お寿司屋さんに行くと様々な隠語でのやり取りが交わされており、その一つがこの「あがり」だと思います。これがなぜ誤りなのか。それは客側が使う言葉ではなく、お店側が使う言葉だからです。


そもそも「あがり」の由来とは?

あがりとは、お寿司屋さんで食後に出されるお茶のことを意味し、玉露と抹茶をブレンドした「粉茶」となっています。

元を辿ると花柳界で使われていた隠語です。遊女たちのお座敷遊びの最後にお茶が出されていましたが、お客さんが来ない状態を「お茶を引く」転じて「売れ残り」を意味するようになり、お茶は縁起がよくない言葉として捉えられるようになりました。

逆に、お座敷に上がった芸妓さんは「おあがりさん」と言われ、そこから「お茶=あがり」と呼ばれるようになりました。
ちなみに寿司は江戸時代に広まった文化で、なおかつ「天ぷら」「そば」と並ぶ当時のファーストフードでした。あがりという言葉も、庶民の間でこの表現が広まっていったことが想像できます。

その流れで寿司職人が仲居さんに「お客さんにシメのお茶をお出ししてください」という意味で使われるようになりました。つまり「あがり」は店側が使う言葉であり、客側が使う言葉としては不自然だということが分かると思います。

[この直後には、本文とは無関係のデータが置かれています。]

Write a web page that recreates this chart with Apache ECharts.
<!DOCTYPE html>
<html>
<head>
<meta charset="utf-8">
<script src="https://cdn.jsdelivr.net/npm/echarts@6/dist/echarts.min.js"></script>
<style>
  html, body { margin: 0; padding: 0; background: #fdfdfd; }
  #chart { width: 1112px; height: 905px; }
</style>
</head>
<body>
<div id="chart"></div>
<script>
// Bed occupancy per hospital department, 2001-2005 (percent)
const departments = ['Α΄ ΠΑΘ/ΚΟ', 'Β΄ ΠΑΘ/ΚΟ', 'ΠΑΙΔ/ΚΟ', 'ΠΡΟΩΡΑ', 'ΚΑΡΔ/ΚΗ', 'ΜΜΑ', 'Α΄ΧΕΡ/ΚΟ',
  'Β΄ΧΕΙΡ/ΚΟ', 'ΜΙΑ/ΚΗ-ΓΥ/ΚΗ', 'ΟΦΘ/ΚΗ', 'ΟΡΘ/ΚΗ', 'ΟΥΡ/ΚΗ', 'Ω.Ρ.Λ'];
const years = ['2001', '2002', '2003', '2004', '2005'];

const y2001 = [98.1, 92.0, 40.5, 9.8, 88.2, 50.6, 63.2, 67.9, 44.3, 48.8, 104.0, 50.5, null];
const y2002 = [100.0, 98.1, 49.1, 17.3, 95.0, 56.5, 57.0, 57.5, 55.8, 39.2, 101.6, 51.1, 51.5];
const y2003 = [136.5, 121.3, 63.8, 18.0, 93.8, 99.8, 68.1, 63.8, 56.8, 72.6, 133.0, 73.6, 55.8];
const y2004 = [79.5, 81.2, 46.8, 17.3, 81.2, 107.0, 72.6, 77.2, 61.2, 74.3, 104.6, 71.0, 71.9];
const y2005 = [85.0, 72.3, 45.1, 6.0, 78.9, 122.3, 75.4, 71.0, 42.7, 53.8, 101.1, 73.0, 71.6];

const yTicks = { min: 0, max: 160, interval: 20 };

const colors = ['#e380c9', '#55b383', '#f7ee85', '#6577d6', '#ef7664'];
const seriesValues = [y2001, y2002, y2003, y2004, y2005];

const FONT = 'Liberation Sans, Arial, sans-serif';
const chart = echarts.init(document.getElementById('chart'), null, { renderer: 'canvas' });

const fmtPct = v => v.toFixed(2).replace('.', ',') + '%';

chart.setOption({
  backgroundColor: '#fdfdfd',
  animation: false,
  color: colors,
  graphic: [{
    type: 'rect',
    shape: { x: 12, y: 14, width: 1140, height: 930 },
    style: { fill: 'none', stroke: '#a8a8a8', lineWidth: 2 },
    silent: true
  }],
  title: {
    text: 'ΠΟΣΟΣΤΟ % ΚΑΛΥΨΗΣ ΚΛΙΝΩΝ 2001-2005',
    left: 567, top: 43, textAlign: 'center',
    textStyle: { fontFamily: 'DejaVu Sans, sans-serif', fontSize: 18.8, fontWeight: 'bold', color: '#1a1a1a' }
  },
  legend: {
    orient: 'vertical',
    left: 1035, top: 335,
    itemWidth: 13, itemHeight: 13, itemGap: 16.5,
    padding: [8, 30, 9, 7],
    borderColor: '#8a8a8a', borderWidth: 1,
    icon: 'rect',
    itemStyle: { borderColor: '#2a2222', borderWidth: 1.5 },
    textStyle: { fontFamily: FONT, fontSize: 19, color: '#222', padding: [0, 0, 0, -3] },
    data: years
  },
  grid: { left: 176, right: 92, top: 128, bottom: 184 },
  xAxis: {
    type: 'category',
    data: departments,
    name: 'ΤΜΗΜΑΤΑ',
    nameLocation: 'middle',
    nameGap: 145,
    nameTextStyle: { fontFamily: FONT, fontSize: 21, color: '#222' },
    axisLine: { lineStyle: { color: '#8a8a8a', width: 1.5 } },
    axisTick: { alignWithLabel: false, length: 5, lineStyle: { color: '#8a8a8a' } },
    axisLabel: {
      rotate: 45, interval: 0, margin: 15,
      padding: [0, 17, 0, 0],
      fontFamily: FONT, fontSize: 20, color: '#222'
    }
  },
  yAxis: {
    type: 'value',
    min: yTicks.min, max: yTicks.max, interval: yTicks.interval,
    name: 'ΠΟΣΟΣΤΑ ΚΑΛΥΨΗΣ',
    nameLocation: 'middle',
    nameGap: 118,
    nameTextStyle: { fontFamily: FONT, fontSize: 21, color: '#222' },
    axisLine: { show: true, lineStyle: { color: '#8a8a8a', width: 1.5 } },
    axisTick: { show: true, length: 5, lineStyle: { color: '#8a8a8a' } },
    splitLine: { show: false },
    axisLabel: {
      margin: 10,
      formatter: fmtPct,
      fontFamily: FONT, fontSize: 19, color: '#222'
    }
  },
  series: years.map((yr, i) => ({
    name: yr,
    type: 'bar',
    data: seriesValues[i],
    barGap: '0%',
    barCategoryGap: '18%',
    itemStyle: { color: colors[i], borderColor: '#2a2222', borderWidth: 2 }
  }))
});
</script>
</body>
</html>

お茶が欲しいときは、普通に「温かいお茶をいただけますか?」と伝えるようにしましょう。


その他の寿司屋用語

「あがり」以外にもお寿司屋さんで使われる隠語はたくさんあります。それぞれの由来と正しい使い方をご紹介します。

「おあいそ」の意味は「お会計」で店側が使うもの 

「おあいそ」は勘定・会計の意味で使うと思いますが、これも本来は店側が使う言葉です。代金をもらう時に「愛想がなくて申し訳ございません」と言いながら勘定書を渡していたことから転じて「お会計」を意味する隠語となりました。

そのため客側が使う言葉として「おあいそ」も正確ではなく、「お勘定」や「お会計」と伝えるのが結局良かったりします。

「むらさき」の意味は「醤油」

江戸時代の醤油は非常に高価で米の3~4倍ほどの値段で売られていました。これに加えて、醤油が紫(高貴な色)に近いことから「むらさき」と呼ばれるようになりました。

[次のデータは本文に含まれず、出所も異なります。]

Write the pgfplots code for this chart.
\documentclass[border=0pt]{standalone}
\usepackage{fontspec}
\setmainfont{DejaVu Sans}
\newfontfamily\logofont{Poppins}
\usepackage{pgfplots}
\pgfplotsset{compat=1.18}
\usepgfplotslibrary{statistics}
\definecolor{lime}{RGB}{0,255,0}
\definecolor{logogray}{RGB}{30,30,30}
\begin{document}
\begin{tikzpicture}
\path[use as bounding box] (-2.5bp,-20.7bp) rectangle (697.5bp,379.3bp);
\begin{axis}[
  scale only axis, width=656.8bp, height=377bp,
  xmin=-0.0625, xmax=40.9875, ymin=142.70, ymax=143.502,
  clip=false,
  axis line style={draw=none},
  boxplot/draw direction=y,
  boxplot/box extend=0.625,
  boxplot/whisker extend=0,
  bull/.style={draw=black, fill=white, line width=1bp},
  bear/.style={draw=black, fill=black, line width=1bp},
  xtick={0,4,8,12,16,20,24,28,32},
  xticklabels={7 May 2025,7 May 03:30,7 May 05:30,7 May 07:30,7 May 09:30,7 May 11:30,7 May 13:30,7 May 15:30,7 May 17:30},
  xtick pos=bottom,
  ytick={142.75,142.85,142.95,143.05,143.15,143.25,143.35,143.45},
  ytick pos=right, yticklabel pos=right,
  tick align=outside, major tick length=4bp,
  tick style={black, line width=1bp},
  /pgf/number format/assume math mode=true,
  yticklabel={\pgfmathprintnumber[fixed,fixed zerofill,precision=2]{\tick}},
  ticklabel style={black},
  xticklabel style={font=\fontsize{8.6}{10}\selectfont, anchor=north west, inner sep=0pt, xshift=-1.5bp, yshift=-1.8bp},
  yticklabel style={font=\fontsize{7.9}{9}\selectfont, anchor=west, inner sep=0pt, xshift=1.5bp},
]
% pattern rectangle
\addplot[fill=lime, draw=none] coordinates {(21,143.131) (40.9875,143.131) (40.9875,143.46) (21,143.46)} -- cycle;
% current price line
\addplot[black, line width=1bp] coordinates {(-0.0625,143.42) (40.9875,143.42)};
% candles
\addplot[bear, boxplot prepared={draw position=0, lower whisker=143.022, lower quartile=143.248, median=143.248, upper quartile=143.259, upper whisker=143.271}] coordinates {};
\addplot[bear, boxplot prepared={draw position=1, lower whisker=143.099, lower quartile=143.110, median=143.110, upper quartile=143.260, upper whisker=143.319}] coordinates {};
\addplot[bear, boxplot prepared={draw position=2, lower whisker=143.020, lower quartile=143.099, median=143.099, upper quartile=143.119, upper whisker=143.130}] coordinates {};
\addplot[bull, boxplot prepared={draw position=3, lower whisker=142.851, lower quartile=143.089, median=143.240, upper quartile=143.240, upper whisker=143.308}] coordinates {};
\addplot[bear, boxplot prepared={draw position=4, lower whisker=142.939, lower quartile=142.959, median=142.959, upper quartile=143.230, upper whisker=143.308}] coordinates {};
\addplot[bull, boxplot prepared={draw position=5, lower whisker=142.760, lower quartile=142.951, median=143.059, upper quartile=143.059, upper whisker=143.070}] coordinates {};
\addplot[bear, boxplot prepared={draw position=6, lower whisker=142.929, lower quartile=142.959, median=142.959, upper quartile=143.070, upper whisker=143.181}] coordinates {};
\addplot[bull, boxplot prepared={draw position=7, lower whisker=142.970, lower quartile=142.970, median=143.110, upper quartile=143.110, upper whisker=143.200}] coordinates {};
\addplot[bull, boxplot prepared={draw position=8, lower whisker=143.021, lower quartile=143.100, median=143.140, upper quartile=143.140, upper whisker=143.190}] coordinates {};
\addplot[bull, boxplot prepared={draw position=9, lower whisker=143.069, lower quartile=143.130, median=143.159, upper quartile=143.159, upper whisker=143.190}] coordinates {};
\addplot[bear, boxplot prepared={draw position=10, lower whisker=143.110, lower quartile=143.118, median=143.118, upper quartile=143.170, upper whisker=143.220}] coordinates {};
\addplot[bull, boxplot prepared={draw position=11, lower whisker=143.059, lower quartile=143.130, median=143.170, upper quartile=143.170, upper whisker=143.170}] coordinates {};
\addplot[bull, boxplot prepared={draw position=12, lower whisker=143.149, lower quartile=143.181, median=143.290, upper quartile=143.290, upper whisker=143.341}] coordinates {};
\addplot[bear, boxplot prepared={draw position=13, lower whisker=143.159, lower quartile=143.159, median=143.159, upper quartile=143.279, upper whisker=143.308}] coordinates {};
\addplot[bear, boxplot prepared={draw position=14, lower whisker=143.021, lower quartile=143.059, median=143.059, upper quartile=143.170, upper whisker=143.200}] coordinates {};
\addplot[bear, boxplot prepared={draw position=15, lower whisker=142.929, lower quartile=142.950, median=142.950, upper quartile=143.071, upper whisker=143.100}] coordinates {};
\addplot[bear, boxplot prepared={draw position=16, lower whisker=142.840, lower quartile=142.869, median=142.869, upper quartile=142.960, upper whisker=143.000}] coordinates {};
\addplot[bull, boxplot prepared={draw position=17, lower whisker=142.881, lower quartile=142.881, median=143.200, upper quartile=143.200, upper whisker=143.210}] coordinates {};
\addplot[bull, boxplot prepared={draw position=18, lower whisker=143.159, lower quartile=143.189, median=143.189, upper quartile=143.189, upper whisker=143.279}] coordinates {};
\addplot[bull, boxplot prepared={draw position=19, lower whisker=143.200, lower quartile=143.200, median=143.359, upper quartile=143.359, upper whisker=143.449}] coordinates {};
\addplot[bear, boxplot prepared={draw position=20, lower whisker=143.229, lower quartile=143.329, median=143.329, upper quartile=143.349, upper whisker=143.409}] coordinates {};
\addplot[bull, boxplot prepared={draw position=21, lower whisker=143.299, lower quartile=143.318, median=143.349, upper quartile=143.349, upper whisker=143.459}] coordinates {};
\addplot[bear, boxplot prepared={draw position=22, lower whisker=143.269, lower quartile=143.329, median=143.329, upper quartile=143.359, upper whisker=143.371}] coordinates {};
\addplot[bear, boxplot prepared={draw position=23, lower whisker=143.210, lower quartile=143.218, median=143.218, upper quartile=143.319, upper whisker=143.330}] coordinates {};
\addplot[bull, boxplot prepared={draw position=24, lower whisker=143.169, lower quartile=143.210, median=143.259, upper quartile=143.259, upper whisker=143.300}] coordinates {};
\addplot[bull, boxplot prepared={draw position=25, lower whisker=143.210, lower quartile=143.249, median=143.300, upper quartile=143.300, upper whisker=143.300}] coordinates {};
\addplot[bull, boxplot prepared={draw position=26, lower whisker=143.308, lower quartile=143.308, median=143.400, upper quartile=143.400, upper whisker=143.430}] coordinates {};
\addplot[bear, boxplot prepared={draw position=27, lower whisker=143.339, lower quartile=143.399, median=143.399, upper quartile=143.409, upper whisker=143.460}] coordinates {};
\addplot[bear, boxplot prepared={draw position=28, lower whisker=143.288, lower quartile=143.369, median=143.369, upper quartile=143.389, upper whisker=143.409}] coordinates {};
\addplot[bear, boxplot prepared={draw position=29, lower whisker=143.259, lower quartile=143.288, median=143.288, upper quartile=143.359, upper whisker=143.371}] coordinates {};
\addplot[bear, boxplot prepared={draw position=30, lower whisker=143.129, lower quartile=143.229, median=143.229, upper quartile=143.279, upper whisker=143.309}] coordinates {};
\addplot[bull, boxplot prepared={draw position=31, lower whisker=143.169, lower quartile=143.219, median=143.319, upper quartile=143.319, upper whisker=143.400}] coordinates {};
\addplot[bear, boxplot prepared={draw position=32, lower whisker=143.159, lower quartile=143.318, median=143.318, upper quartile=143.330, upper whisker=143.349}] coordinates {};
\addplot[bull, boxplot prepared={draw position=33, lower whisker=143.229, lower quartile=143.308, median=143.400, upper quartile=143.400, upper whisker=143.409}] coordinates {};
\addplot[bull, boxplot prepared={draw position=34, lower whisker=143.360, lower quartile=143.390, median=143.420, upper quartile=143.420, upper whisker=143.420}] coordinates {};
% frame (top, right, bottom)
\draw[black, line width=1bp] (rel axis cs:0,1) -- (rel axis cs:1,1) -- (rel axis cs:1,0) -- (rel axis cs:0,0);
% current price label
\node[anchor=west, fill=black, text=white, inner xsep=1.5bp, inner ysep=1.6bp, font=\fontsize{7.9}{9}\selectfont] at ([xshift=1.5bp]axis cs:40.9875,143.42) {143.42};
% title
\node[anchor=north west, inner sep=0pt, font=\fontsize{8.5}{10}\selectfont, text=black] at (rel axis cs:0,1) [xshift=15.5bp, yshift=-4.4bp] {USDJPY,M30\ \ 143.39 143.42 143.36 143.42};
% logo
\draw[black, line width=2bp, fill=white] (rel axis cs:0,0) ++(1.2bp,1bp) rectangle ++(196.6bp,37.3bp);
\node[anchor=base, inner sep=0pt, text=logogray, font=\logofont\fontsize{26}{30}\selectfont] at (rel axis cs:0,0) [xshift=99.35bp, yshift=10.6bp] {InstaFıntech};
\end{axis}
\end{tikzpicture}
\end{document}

ちなみに関東地方は濃口、関西地方では薄口が好まれています。関東では水質・土壌の性質・海流の関係から野菜や魚類などは味の濃いものが獲れ、その生臭さを打ち消すために味が濃くなったと言われています。関西はその逆で、素材の色や風味を生かすために薄口が好まれるようになったというのが通説です。

「シャリ」の意味は「すし飯」 

サンスクリット語で「米」が「シャーリ」ということに由来しているという説があります。また「舎利(しゃり)」というお釈迦さまの骨を意味する仏教用語に由来しているという説もあります。

「ガリ」の意味は「生姜」

ガリの由来は非常にシンプルで、歯ごたえの音がガリガリするためです。辛みがありつつもさっぱりとした食感で舌を一度リセットすることができ、さらに殺菌作用もあるためこまめに食べるといいです。

昔は長崎産の生姜が使われていましたが、現在では日本産の生姜はあまり使われず、タイ産の生姜芋を使うことが多くなっているようです。

かっぱ巻き=きゅうりの細巻き

きゅうりは妖怪の河童の好物として有名ですが、それが由来というこれも安直な理由だったりします。それ以外の説では、河童の総本家「水天宮」の紋章ときゅうりの切り口が似ていることに由来するとも言われています。

ちなみに河童がきゅうり好きな理由は、河童はもともと水の神様で、きゅうりが水神信仰のお供え物に欠かせない野菜だったからと言われています。

「ナミダ」の意味は「わさび」

わさびがききすぎると涙が出てくることがありますが、「なみだ」はこのことに由来します。

言葉は正しく使っていきたい

通になるためにも言葉は正しく使いたいものですね。間違っていてもそれで場がうまく回っているならわざわざ変える必要はないと思いますが、初めていくお店なんかでは気を付けましょうというお話でした。